• Information shown
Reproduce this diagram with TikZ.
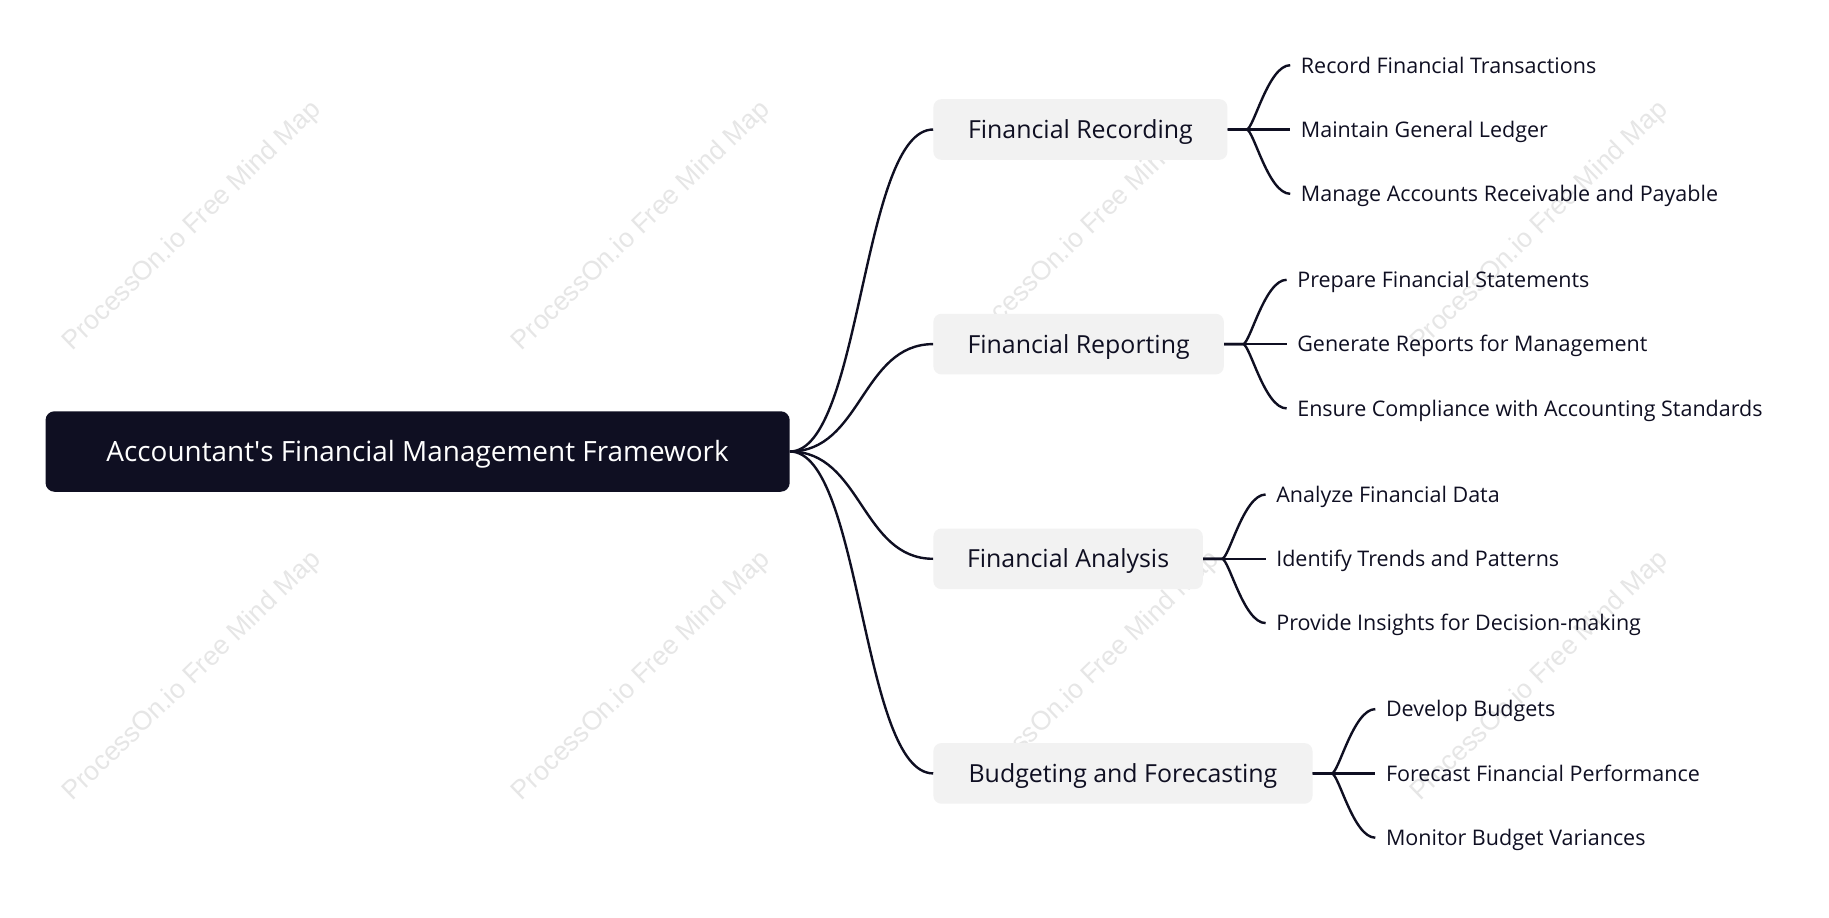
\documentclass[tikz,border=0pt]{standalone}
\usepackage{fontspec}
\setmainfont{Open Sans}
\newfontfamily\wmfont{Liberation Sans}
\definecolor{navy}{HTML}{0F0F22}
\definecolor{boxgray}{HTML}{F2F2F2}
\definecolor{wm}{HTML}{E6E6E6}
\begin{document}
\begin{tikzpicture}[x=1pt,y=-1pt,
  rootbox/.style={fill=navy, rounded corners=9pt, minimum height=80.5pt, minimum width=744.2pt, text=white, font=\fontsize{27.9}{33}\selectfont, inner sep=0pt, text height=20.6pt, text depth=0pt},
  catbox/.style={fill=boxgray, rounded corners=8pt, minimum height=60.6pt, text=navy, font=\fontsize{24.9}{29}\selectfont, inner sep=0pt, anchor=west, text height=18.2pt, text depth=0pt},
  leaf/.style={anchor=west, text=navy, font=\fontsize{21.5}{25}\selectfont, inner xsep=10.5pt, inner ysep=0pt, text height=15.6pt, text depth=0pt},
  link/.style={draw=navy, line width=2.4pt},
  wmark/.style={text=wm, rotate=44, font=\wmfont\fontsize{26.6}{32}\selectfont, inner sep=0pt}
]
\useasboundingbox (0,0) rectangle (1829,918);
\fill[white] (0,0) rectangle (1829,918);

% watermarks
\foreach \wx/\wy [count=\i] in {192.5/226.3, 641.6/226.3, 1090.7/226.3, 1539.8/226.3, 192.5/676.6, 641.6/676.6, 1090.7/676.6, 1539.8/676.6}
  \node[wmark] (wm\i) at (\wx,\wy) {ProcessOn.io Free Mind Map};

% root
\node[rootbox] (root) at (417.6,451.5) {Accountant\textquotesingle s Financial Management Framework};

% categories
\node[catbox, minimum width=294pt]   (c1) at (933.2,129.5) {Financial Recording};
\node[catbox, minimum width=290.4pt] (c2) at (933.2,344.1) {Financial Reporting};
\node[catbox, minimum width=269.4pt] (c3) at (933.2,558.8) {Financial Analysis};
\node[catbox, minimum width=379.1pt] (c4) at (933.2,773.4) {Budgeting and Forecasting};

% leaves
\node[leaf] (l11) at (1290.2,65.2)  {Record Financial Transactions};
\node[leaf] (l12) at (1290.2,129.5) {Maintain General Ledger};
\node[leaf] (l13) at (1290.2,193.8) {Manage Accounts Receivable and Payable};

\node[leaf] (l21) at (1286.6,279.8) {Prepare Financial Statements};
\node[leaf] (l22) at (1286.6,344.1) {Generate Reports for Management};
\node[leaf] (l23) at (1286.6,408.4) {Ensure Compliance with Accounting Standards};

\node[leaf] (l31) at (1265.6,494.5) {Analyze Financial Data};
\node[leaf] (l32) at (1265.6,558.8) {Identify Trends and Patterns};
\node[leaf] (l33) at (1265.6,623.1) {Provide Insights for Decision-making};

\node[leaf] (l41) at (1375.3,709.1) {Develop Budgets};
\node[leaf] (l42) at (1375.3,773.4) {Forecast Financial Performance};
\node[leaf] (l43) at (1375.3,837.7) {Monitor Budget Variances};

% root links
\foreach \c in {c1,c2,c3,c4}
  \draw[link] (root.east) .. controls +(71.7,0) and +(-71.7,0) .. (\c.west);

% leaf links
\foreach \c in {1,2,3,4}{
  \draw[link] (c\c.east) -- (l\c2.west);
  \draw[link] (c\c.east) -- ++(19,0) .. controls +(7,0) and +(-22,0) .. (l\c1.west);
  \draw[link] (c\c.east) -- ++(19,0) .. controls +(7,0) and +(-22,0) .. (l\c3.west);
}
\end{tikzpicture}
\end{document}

• To do
Copy out each line word for word, please, skipping the images.

• Result below
Reproduce this diagram with TikZ.
\documentclass[tikz,border=0pt]{standalone}
\usepackage{fontspec}
\setmainfont{Open Sans}
\newfontfamily\wmfont{Liberation Sans}
\definecolor{navy}{HTML}{0F0F22}
\definecolor{boxgray}{HTML}{F2F2F2}
\definecolor{wm}{HTML}{E6E6E6}
\begin{document}
\begin{tikzpicture}[x=1pt,y=-1pt,
  rootbox/.style={fill=navy, rounded corners=9pt, minimum height=80.5pt, minimum width=744.2pt, text=white, font=\fontsize{27.9}{33}\selectfont, inner sep=0pt, text height=20.6pt, text depth=0pt},
  catbox/.style={fill=boxgray, rounded corners=8pt, minimum height=60.6pt, text=navy, font=\fontsize{24.9}{29}\selectfont, inner sep=0pt, anchor=west, text height=18.2pt, text depth=0pt},
  leaf/.style={anchor=west, text=navy, font=\fontsize{21.5}{25}\selectfont, inner xsep=10.5pt, inner ysep=0pt, text height=15.6pt, text depth=0pt},
  link/.style={draw=navy, line width=2.4pt},
  wmark/.style={text=wm, rotate=44, font=\wmfont\fontsize{26.6}{32}\selectfont, inner sep=0pt}
]
\useasboundingbox (0,0) rectangle (1829,918);
\fill[white] (0,0) rectangle (1829,918);

% watermarks
\foreach \wx/\wy [count=\i] in {192.5/226.3, 641.6/226.3, 1090.7/226.3, 1539.8/226.3, 192.5/676.6, 641.6/676.6, 1090.7/676.6, 1539.8/676.6}
  \node[wmark] (wm\i) at (\wx,\wy) {ProcessOn.io Free Mind Map};

% root
\node[rootbox] (root) at (417.6,451.5) {Accountant\textquotesingle s Financial Management Framework};

% categories
\node[catbox, minimum width=294pt]   (c1) at (933.2,129.5) {Financial Recording};
\node[catbox, minimum width=290.4pt] (c2) at (933.2,344.1) {Financial Reporting};
\node[catbox, minimum width=269.4pt] (c3) at (933.2,558.8) {Financial Analysis};
\node[catbox, minimum width=379.1pt] (c4) at (933.2,773.4) {Budgeting and Forecasting};

% leaves
\node[leaf] (l11) at (1290.2,65.2)  {Record Financial Transactions};
\node[leaf] (l12) at (1290.2,129.5) {Maintain General Ledger};
\node[leaf] (l13) at (1290.2,193.8) {Manage Accounts Receivable and Payable};

\node[leaf] (l21) at (1286.6,279.8) {Prepare Financial Statements};
\node[leaf] (l22) at (1286.6,344.1) {Generate Reports for Management};
\node[leaf] (l23) at (1286.6,408.4) {Ensure Compliance with Accounting Standards};

\node[leaf] (l31) at (1265.6,494.5) {Analyze Financial Data};
\node[leaf] (l32) at (1265.6,558.8) {Identify Trends and Patterns};
\node[leaf] (l33) at (1265.6,623.1) {Provide Insights for Decision-making};

\node[leaf] (l41) at (1375.3,709.1) {Develop Budgets};
\node[leaf] (l42) at (1375.3,773.4) {Forecast Financial Performance};
\node[leaf] (l43) at (1375.3,837.7) {Monitor Budget Variances};

% root links
\foreach \c in {c1,c2,c3,c4}
  \draw[link] (root.east) .. controls +(71.7,0) and +(-71.7,0) .. (\c.west);

% leaf links
\foreach \c in {1,2,3,4}{
  \draw[link] (c\c.east) -- (l\c2.west);
  \draw[link] (c\c.east) -- ++(19,0) .. controls +(7,0) and +(-22,0) .. (l\c1.west);
  \draw[link] (c\c.east) -- ++(19,0) .. controls +(7,0) and +(-22,0) .. (l\c3.west);
}
\end{tikzpicture}
\end{document}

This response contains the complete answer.